Suddenly, La Crosse's little brewery doesn't seem so small. Joe Katchever's Pearl Street Brewery has entered the Fox Valley market. His beers in seven stores from Green Bay to Fond Du Lac. Big growth from small vats of kegged brew in the basement of a bar downtown 12 years ago. Katchever says his brewery can expand more, but ramping up production takes time. Also, distribution's a key, says Katchever; he wants to continue to be his own distributor. That way he knows his beer is being handled correctly when it hits store shelves.
There's been plenty that's changed about La Crosse's downtown business parking assessment over the years. Originally, the assessment was put into place to take the place of revenue that was lost from parking meters removed to help downtown complete with the mall. Now, the money goes to offset parking utility costs in ramps. It also raises a bit more cash as property grows in value, says Tony Hutchens, in the city's public works department. In 2001, the parking assessment raised about 75 thousand dollars. About a hundred thousand this year. But, as business owners in downtown La Crosse have recently learned, the parking assessment this year will stay at about two bucks per thousand, the same it's been since the mid eighties when the assessment was put into place.

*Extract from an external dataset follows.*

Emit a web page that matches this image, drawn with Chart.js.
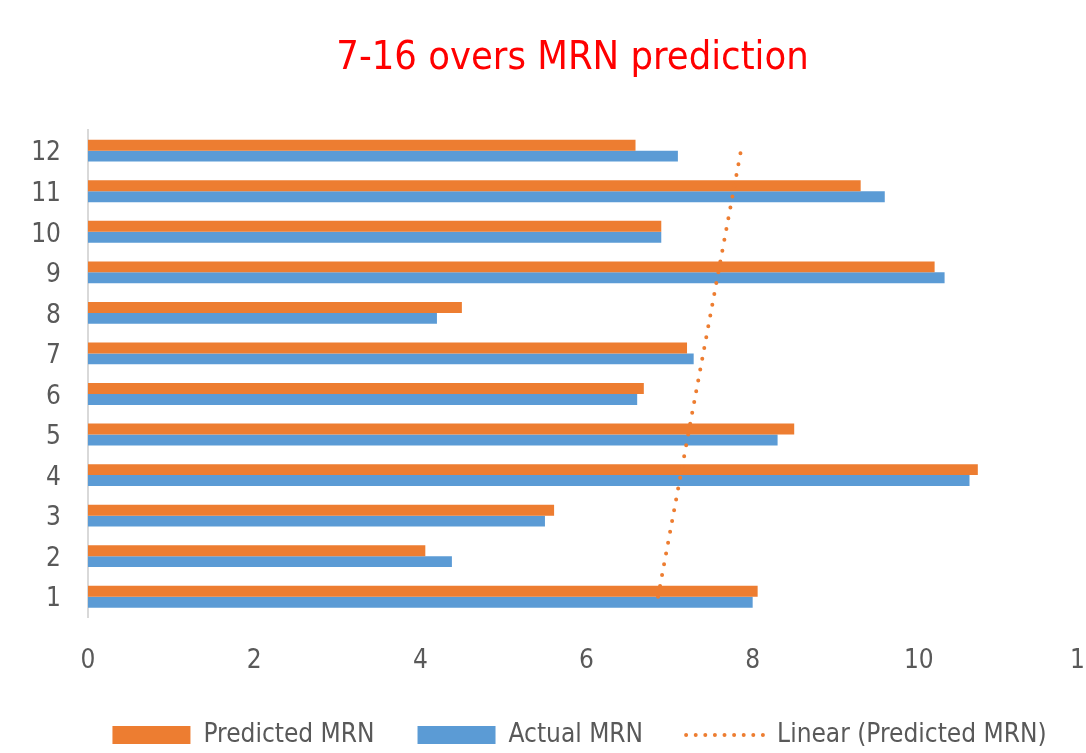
<!DOCTYPE html>
<html>
<head>
<meta charset="utf-8">
<script src="https://cdn.jsdelivr.net/npm/chart.js@4.4.0/dist/chart.umd.min.js"></script>
<style>
  html, body { margin: 0; padding: 0; background: #ffffff; overflow: hidden; width: 1086px; height: 753px; }
  #wrap { position: relative; width: 1152px; height: 758px; }
</style>
</head>
<body>
<div id="wrap"><canvas id="c" width="1152" height="758"></canvas></div>
<script>
const categories = ['1', '2', '3', '4', '5', '6', '7', '8', '9', '10', '11', '12'];
const predictedMRN = [8.06, 4.06, 5.61, 10.71, 8.50, 6.69, 7.21, 4.50, 10.19, 6.90, 9.30, 6.59];
const actualMRN    = [8.00, 4.38, 5.50, 10.61, 8.30, 6.61, 7.29, 4.20, 10.31, 6.90, 9.59, 7.10];
const xTickValues  = [0, 2, 4, 6, 8, 10, 12];
const seriesNames  = ['Predicted MRN', 'Actual MRN', 'Linear (Predicted MRN)'];
const chartTitle   = '7-16 overs MRN prediction';

// Least-squares linear trendline of the predicted series (as Excel's "Linear" trendline)
function linearTrend(ys) {
  const n = ys.length;
  const xs = ys.map((_, i) => i + 1);
  const mx = xs.reduce((a, b) => a + b, 0) / n;
  const my = ys.reduce((a, b) => a + b, 0) / n;
  let num = 0, den = 0;
  for (let i = 0; i < n; i++) { num += (xs[i] - mx) * (ys[i] - my); den += (xs[i] - mx) ** 2; }
  const slope = num / den, icpt = my - slope * mx;
  return xs.map(x => icpt + slope * x);
}
const trendValues = linearTrend(predictedMRN);

const FONT = "'Liberation Sans Narrow', 'DejaVu Sans Condensed', 'Open Sans', sans-serif";
const ORANGE = '#ED7D31', BLUE = '#5B9BD5', GREY = '#595959';

// shift title / legend horizontally to match the reference's centring
const shiftBlocks = {
  id: 'shiftBlocks',
  afterLayout(chart) {
    if (chart.titleBlock) { chart.titleBlock.left += 30; chart.titleBlock.right += 30; }
    if (chart.legend) { chart.legend.left += 37; chart.legend.right += 37; }
  }
};

new Chart(document.getElementById('c'), {
  type: 'bar',
  data: {
    labels: categories,
    datasets: [
      { label: seriesNames[0], data: predictedMRN, backgroundColor: ORANGE, borderWidth: 0,
        categoryPercentage: 0.54, barPercentage: 1.0 },
      { label: seriesNames[1], data: actualMRN, backgroundColor: BLUE, borderWidth: 0,
        categoryPercentage: 0.54, barPercentage: 1.0 },
      { type: 'line', label: seriesNames[2], data: trendValues, indexAxis: 'y',
        borderColor: ORANGE, backgroundColor: ORANGE, borderWidth: 4, borderDash: [0, 11],
        borderCapStyle: 'round', pointRadius: 0, fill: false, order: -1 }
    ]
  },
  plugins: [shiftBlocks],
  options: {
    indexAxis: 'y',
    responsive: false,
    animation: false,
    layout: { padding: { left: 0, right: 67, top: 0, bottom: 0 } },
    plugins: {
      title: {
        display: true, text: chartTitle, color: '#FF0000',
        font: { family: FONT, size: 39.5, weight: 'normal' },
        padding: { top: 35, bottom: 48 }
      },
      legend: {
        position: 'bottom',
        labels: {
          usePointStyle: true, pointStyleWidth: 78, boxHeight: 18, padding: 43,
          color: GREY, font: { family: FONT, size: 26 },
          generateLabels(chart) {
            const items = Chart.defaults.plugins.legend.labels.generateLabels(chart);
            items.sort((a, b) => a.datasetIndex - b.datasetIndex);
            items.forEach(it => {
              const ds = chart.data.datasets[it.datasetIndex];
              if (ds.type === 'line') {
                it.pointStyle = 'line'; it.lineWidth = 4; it.lineDash = [0, 9.6];
                it.lineCap = 'round'; it.strokeStyle = ORANGE; it.fillStyle = 'rgba(0,0,0,0)';
              } else {
                it.pointStyle = 'rect'; it.lineWidth = 0;
              }
            });
            return items;
          }
        }
      },
      tooltip: { enabled: false }
    },
    scales: {
      x: {
        min: 0, max: 12,
        afterBuildTicks(scale) { scale.ticks = xTickValues.map(v => ({ value: v })); },
        ticks: { padding: 29, color: GREY, font: { family: FONT, size: 26 }, maxRotation: 0, autoSkip: false },
        grid: { display: false, drawTicks: false },
        border: { display: false },
        afterFit(scale) { scale.height = 62; }
      },
      y: {
        reverse: true,
        ticks: { padding: 27, labelOffset: 3, color: GREY, font: { family: FONT, size: 26 }, autoSkip: false },
        grid: { display: false, drawTicks: false },
        border: { display: true, color: '#D9D9D9', width: 2 },
        afterFit(scale) { scale.width = 88; }
      }
    }
  }
});
</script>
</body>
</html>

It may take several days for state troopers to figure out exactly what happened in Sunday's fatal crash between a La Crosse County squad car and a second car on Highway 35.
Patrol Lieutenant James Lind says the first report is usually due within 10 days of an accident. Sixteen-year-old Brandon Jennings, a Holmen High School student, died in the collision. Lind says it hasn't been determined yet if Brandon had a green light as he entered 35, just as the squad car was driving north with flashing lights and a siren on.
Meanwhile, the Holmen High School library is open until 2 this afternoon, so students can talk to counselors about the crash.